Es blieben die Frauen und Kinder aus drei Dörfern in der Gegend, 350 Menschen insgesamt. Die bewaffneten Serben hätten sie drei Tage lang in überfüllte Räume in den Häusern des Dorfes eingesperrt,
erzählt Drita. Tagsüber hätten die Frauen Brot backen und Fleisch zubereiten müssen. Am Abend hätten die Serben Feuer angezündet und gesungen. Und in der Nacht seien sie dann gekommen.
Sie sei weggeführt und von vier Männern vergewaltigt worden, sagt Drita. Ein fünfter Mann habe sie nicht angerührt. Er habe aber verlangt, sie solle lügen und seinen Freunden sagen, er hätte sie
vergewaltigt. Wie viele andere Frauen in dem Dorf vergewaltigt worden seien, wisse sie nicht, erzählt Drita. Ganz gewiß aber seien es mehr als die drei, die ihre Geschichte den psychologischen
Betreuern des UNO-Kinderhilfswerkes Unicef erzählt haben.
In der Nacht ihrer Vergewaltigung seien auch andere Frauen weggeführt worden, berichtet Drita: "Sie haben später erzählt, sie hätten nur Kaffee kochen und Kartoffeln schälen müssen. Doch niemand ist
dahingebracht worden, um Kaffee zu bereiten oder zu kochen".
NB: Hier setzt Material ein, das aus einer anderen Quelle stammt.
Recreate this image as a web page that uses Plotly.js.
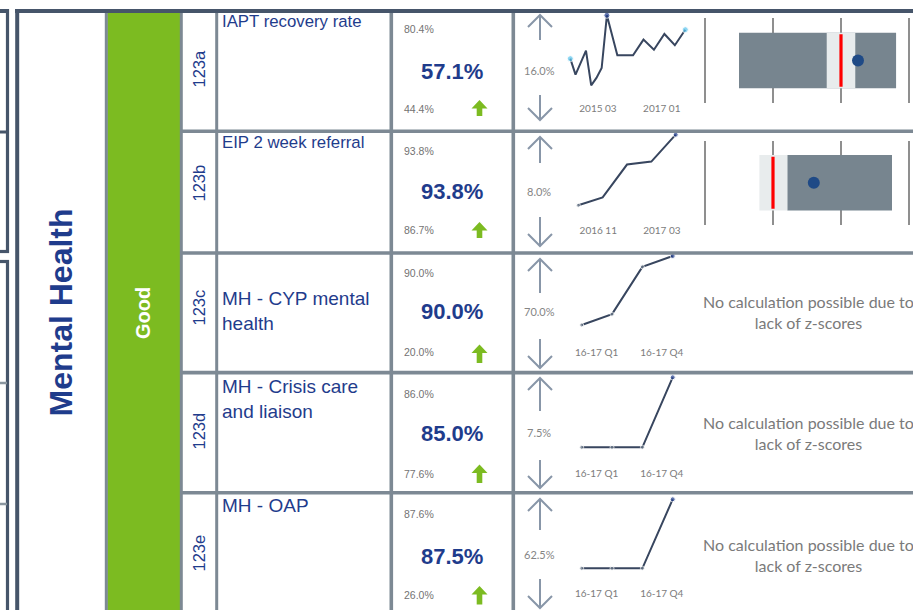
<!DOCTYPE html>
<html><head><meta charset="utf-8">
<script src="https://cdn.plot.ly/plotly-3.0.1.min.js"></script>
<style>html,body{margin:0;padding:0;background:#fff}#chart{width:913px;height:610px}</style>
</head><body><div id="chart"></div>
<script>
// ---------------- data ----------------
const sectionTitle = "Mental Health";
const ratingLabel = "Good";
const indicatorIds = ["123a", "123b", "123c", "123d", "123e"];
const indicatorNames = ["IAPT recovery rate", "EIP 2 week referral", "MH - CYP mental<br>health", "MH - Crisis care<br>and liaison", "MH - OAP"];
const currentValues = ["57.1%", "93.8%", "90.0%", "85.0%", "87.5%"];
const upperValues = ["80.4%", "93.8%", "90.0%", "86.0%", "87.6%"];
const lowerValues = ["44.4%", "86.7%", "20.0%", "77.6%", "26.0%"];
const changeValues = ["16.0%", "8.0%", "70.0%", "7.5%", "62.5%"];

const iaptPeriods = [0, 1, 3, 4, 5, 6, 7, 9, 12, 14, 16, 18, 20, 22];
const iaptValues = [58.1, 49.9, 62.2, 44.4, 48.2, 53.3, 80.4, 59.8, 59.8, 67.9, 62.7, 70.8, 65.0, 73.0];
const iaptTickVals = [5.3, 17.5];
const iaptTickText = ["2015 03", "2017 01"];

const eipPeriods = [0, 1, 2, 3, 4];
const eipValues = [86.7, 87.5, 90.8, 91.1, 93.8];
const eipTickVals = [0.82, 3.43];
const eipTickText = ["2016 11", "2017 03"];

const quarterPeriods = [0, 1, 2, 3];
const quarterTickVals = [0.49, 2.64];
const quarterTickText = ["16-17 Q1", "16-17 Q4"];
const cypValues = [20.0, 31.0, 79.0, 90.0];
const crisisValues = [77.6, 77.6, 77.6, 85.0];
const oapValues = [25.0, 25.0, 25.0, 87.5];

// z-score comparison (rows 123a, 123b)
const zBoxLow = [-1.50, -0.79];
const zBoxHigh = [0.81, 0.75];
const zBandLow = [-0.21, -1.20];
const zBandHigh = [0.21, -0.79];
const zComparator = [0.0, -1.0];
const zValue = [0.25, -0.40];
const zTicks = [-2, -1, 0, 1];
const noZText = "No calculation possible due to<br>lack of z-scores";

// ---------------- helpers ----------------
const W = 913, H = 610;
const X = p => p / W;
const Y = p => 1 - p / H;
const NAVY = '#1f3c8c';
const INNER = '#7d8994';
const OUTER = '#46556a';

const traces = [];
const layout = {
  width: W, height: H, margin: {l: 0, r: 0, t: 0, b: 0},
  paper_bgcolor: '#ffffff', plot_bgcolor: 'rgba(0,0,0,0)',
  showlegend: false, barmode: 'overlay',
  shapes: [], annotations: []
};

// ---------------- sparklines ----------------
const spark = [
  {xs: iaptPeriods, ys: iaptValues, tv: iaptTickVals, tt: iaptTickText, xl: 570.3, xr: 685.3, pTop: 15.3, pBot: 85.3, dBot: 100.5, style: 'ends'},
  {xs: eipPeriods, ys: eipValues, tv: eipTickVals, tt: eipTickText, xl: 578.3, xr: 675.7, pTop: 134.7, pBot: 205.3, dBot: 222.5, style: 'first'},
  {xs: quarterPeriods, ys: cypValues, tv: quarterTickVals, tt: quarterTickText, xl: 581.7, xr: 672.7, pTop: 256, pBot: 325, dBot: 345, style: 'all'},
  {xs: quarterPeriods, ys: crisisValues, tv: quarterTickVals, tt: quarterTickText, xl: 581.7, xr: 672.7, pTop: 377.3, pBot: 447.3, dBot: 466.3, style: 'all'},
  {xs: quarterPeriods, ys: oapValues, tv: quarterTickVals, tt: quarterTickText, xl: 581.7, xr: 672.7, pTop: 499.3, pBot: 568.3, dBot: 586.3, style: 'all'}
];

spark.forEach((s, i) => {
  const n = i + 1;
  const xa = 'x' + (n === 1 ? '' : n), ya = 'y' + (n === 1 ? '' : n);
  const xk = 'xaxis' + (n === 1 ? '' : n), yk = 'yaxis' + (n === 1 ? '' : n);
  const vmin = Math.min(...s.ys), vmax = Math.max(...s.ys);
  const upp = (vmax - vmin) / (s.pBot - s.pTop);
  const x0 = s.xs[0], x1 = s.xs[s.xs.length - 1];
  const xpp = (x1 - x0) / (s.xr - s.xl);
  const pad = 4;
  layout[xk] = {
    domain: [X(s.xl - pad), X(s.xr + pad)], range: [x0 - pad * xpp, x1 + pad * xpp],
    anchor: ya, showgrid: false, zeroline: false, showline: false, ticks: '',
    tickmode: 'array', tickvals: s.tv, ticktext: s.tt,
    tickfont: {family: 'Lato, Open Sans, sans-serif', size: 10, color: '#7c7c7c'}, fixedrange: true
  };
  layout[yk] = {
    domain: [Y(s.dBot), Y(s.pTop - pad)], range: [vmin - (s.dBot - s.pBot) * upp, vmax + pad * upp],
    anchor: xa, showgrid: false, zeroline: false, showline: false, showticklabels: false, ticks: '', fixedrange: true
  };
  traces.push({type: 'scatter', mode: 'lines', x: s.xs, y: s.ys, xaxis: xa, yaxis: ya,
    line: {color: '#38465f', width: 2}, hoverinfo: 'skip'});
  let mx = [], my = [], mc = [], ms = [];
  const last = s.xs.length - 1;
  if (s.style === 'ends') {
    const imax = s.ys.indexOf(vmax);
    [[0, '#5cc6ee', 6], [imax, '#1f3c8c', 6], [last, '#5cc6ee', 6]].forEach(([k, c, z]) => { mx.push(s.xs[k]); my.push(s.ys[k]); mc.push(c); ms.push(z); });
  } else if (s.style === 'first') {
    [[0, '#6d7b8c', 4], [last, '#1f3c8c', 5]].forEach(([k, c, z]) => { mx.push(s.xs[k]); my.push(s.ys[k]); mc.push(c); ms.push(z); });
  } else {
    s.xs.forEach((v, k) => { mx.push(v); my.push(s.ys[k]); mc.push(k === last ? '#1f3c8c' : '#6d7b8c'); ms.push(k === last ? 5 : 4); });
  }
  traces.push({type: 'scatter', mode: 'markers', x: mx, y: my, xaxis: xa, yaxis: ya, cliponaxis: false,
    marker: {color: mc, size: ms}, hoverinfo: 'skip'});
});

// ---------------- z-score bars ----------------
const zRows = [{gTop: 18.3, gBot: 102.7}, {gTop: 140.7, gBot: 224.7}];
const zUnit = 68;
zRows.forEach((r, i) => {
  const n = 6 + i;
  const xa = 'x' + n, ya = 'y' + n;
  layout['xaxis' + n] = {
    domain: [X(700), X(913)], range: [zTicks[0] - 5 / zUnit, zTicks[zTicks.length - 1] + 4 / zUnit],
    anchor: ya, tickmode: 'array', tickvals: zTicks, showticklabels: false, ticks: '',
    showgrid: true, gridcolor: '#8f8f8f', gridwidth: 1.6, zeroline: false, showline: false, fixedrange: true
  };
  layout['yaxis' + n] = {
    domain: [Y(r.gBot), Y(r.gTop)], range: [-0.5, 0.5], anchor: xa,
    showgrid: false, zeroline: false, showline: false, showticklabels: false, ticks: '', fixedrange: true
  };
  traces.push({type: 'bar', orientation: 'h', y: [0], base: [zBoxLow[i]], x: [zBoxHigh[i] - zBoxLow[i]], width: 0.66,
    xaxis: xa, yaxis: ya, marker: {color: '#77858f', line: {width: 0}}, hoverinfo: 'skip'});
  traces.push({type: 'bar', orientation: 'h', y: [0], base: [zBandLow[i]], x: [zBandHigh[i] - zBandLow[i]], width: 0.66,
    xaxis: xa, yaxis: ya, marker: {color: '#e8eced', line: {width: 0}}, hoverinfo: 'skip'});
  traces.push({type: 'scatter', mode: 'lines', x: [zComparator[i], zComparator[i]], y: [-0.31, 0.31],
    xaxis: xa, yaxis: ya, line: {color: '#ff0000', width: 3.2}, hoverinfo: 'skip'});
  traces.push({type: 'scatter', mode: 'markers', x: [zValue[i]], y: [0], xaxis: xa, yaxis: ya, cliponaxis: false,
    marker: {color: '#1f4a86', size: 12}, hoverinfo: 'skip'});
});

// ---------------- table structure ----------------
function line(x0, y0, x1, y1, color, w) {
  layout.shapes.push({type: 'line', xref: 'paper', yref: 'paper', x0: X(x0), y0: Y(y0), x1: X(x1), y1: Y(y1),
    line: {color: color, width: w}, layer: 'above'});
}
layout.shapes.push({type: 'rect', xref: 'paper', yref: 'paper', x0: X(107.3), x1: X(180), y0: Y(13), y1: Y(612),
  fillcolor: '#7cbb21', line: {width: 0}, layer: 'below'});
// far-left fragments
line(0, 11, 9, 11, OUTER, 4);
line(7.5, 9, 7.5, 253, OUTER, 3.2);
line(0, 132, 8, 132, OUTER, 3);
line(0, 251.5, 9, 251.5, OUTER, 3.2);
line(0, 261.5, 9, 261.5, OUTER, 3.2);
line(7.5, 260, 7.5, 612, OUTER, 3.2);
line(0, 383, 7, 383, '#8a96a0', 2.5);
line(0, 504, 7, 504, '#8a96a0', 2.5);
// inner grid
[106.3, 181.3, 216.7, 391.3, 513.3].forEach(x => line(x, 13, x, 612, INNER, x > 380 ? 3.6 : 3));
[131.3, 253, 372.6, 492.8].forEach(y => line(181, y, 913, y, INNER, 3.6));
// outer frame
line(15, 11, 913, 11, OUTER, 4.2);
line(17.2, 9, 17.2, 612, OUTER, 4);

// trend arrows
const arrowGeom = [[15, 40, 95, 120], [137, 163, 217, 246], [259, 293, 339, 368], [378, 411, 460, 488], [499, 530, 579, 608]];
const acx = 540, aw = 12;
function P(x, y) { return X(x) + ',' + Y(y); }
arrowGeom.forEach(g => {
  layout.shapes.push({type: 'path', xref: 'paper', yref: 'paper', line: {color: '#8896a8', width: 2},
    path: `M ${P(acx - aw, g[0] + aw)} L ${P(acx, g[0])} L ${P(acx + aw, g[0] + aw)} M ${P(acx, g[0])} L ${P(acx, g[1])}`});
  layout.shapes.push({type: 'path', xref: 'paper', yref: 'paper', line: {color: '#8896a8', width: 2},
    path: `M ${P(acx, g[2])} L ${P(acx, g[3])} M ${P(acx - aw, g[3] - aw)} L ${P(acx, g[3])} L ${P(acx + aw, g[3] - aw)}`});
});
// green status arrows
const greenTop = [100, 222, 344.5, 464.5, 586];
const greenH = [16, 16, 18.5, 18.5, 18.5];
greenTop.forEach((t, i) => {
  const cx = 479.5, hw = 8, hh = 8.5, sw = 2.8, h = greenH[i];
  layout.shapes.push({type: 'path', xref: 'paper', yref: 'paper', fillcolor: '#7cbb21', line: {width: 0},
    path: `M ${P(cx, t)} L ${P(cx + hw, t + hh)} L ${P(cx + sw, t + hh)} L ${P(cx + sw, t + h)} L ${P(cx - sw, t + h)} L ${P(cx - sw, t + hh)} L ${P(cx - hw, t + hh)} Z`});
});

// ---------------- text ----------------
function ann(text, x, y, opts) {
  layout.annotations.push(Object.assign({text: text, x: X(x), y: Y(y), xref: 'paper', yref: 'paper', showarrow: false,
    xanchor: 'center', yanchor: 'middle'}, opts));
}
const ARIAL = 'Liberation Sans, Arial, sans-serif';
ann('<b>' + sectionTitle + '</b>', 60, 312.5, {textangle: -90, font: {family: ARIAL, size: 32, color: NAVY}});
ann('<b>' + ratingLabel + '</b>', 143, 313, {textangle: -90, font: {family: ARIAL, size: 20, color: '#ffffff'}});

const idY = [69, 183, 308, 431, 553];
indicatorIds.forEach((t, i) => ann(t, 198.5, idY[i], {textangle: -90, font: {family: ARIAL, size: 16.5, color: NAVY}}));

const nameY = [22, 143, 311, 398.5, 505];
const nameSize = [16.8, 16.8, 19, 19, 19];
indicatorNames.forEach((t, i) => ann(t, 220, nameY[i], {xanchor: 'left', align: 'left', font: {family: ARIAL, size: nameSize[i], color: NAVY}}));

const topY = [29.3, 151, 272.7, 394, 514];
const midY = [71.7, 191, 311.7, 433.3, 556.7];
const botY = [109.3, 230, 351.7, 474, 595];
const chgY = [70.7, 191.3, 311.7, 432.7, 554];
currentValues.forEach((v, i) => {
  ann(upperValues[i], 402, topY[i], {xanchor: 'left', font: {family: ARIAL, size: 10.5, color: '#737373'}});
  ann('<b>' + v + '</b>', 452, midY[i], {font: {family: ARIAL, size: 22, color: NAVY}});
  ann(lowerValues[i], 402, botY[i], {xanchor: 'left', font: {family: ARIAL, size: 10.5, color: '#737373'}});
  ann(changeValues[i], 539, chgY[i], {font: {family: 'Lato, Open Sans, sans-serif', size: 11, color: '#858585'}});
});

const noZY = [312, 433, 554.5];
noZY.forEach(y => ann(noZText, 808.8, y, {font: {family: 'Lato, Open Sans, sans-serif', size: 16, color: '#7a7a7a'}}));

Plotly.newPlot('chart', traces, layout, {displayModeBar: false, staticPlot: true});
</script>
</body></html>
Auch Unicef-Sprecherin Penelope Lewis glaubt, daß weitere Frauen aus Dragaqine vergewaltigt wurden. Sie hat mit vielen Frauen aus dem Dorf gesprochen, seit sie am Montag freigelassen und deportiert
wurden. "Wir konnten es an ihren Stimmen hören, wie sie sprachen, daß sie uns nicht alle die Wahrheit sagten", berichtet Lewis. Durch die allgemeine Tabuisierung des Themas litten die Opfer noch
zusätzlich.
Die Frauen erführen keine Solidarität, sondern würden geächtet. "Die wenigen Frauen, die bereit sind, ihre Geschichte zu erzählen, sind unglaublich mutig", erklärt Lewis. Drita sagt, sie hoffe immer
noch, daß ihr Mann nichts von der Vergewaltigung erfahre. Einige Frauen aus ihrem Dorf seien wütend auf sie, weil sie das gemeinsame Geheimnis nicht bewahrt habe.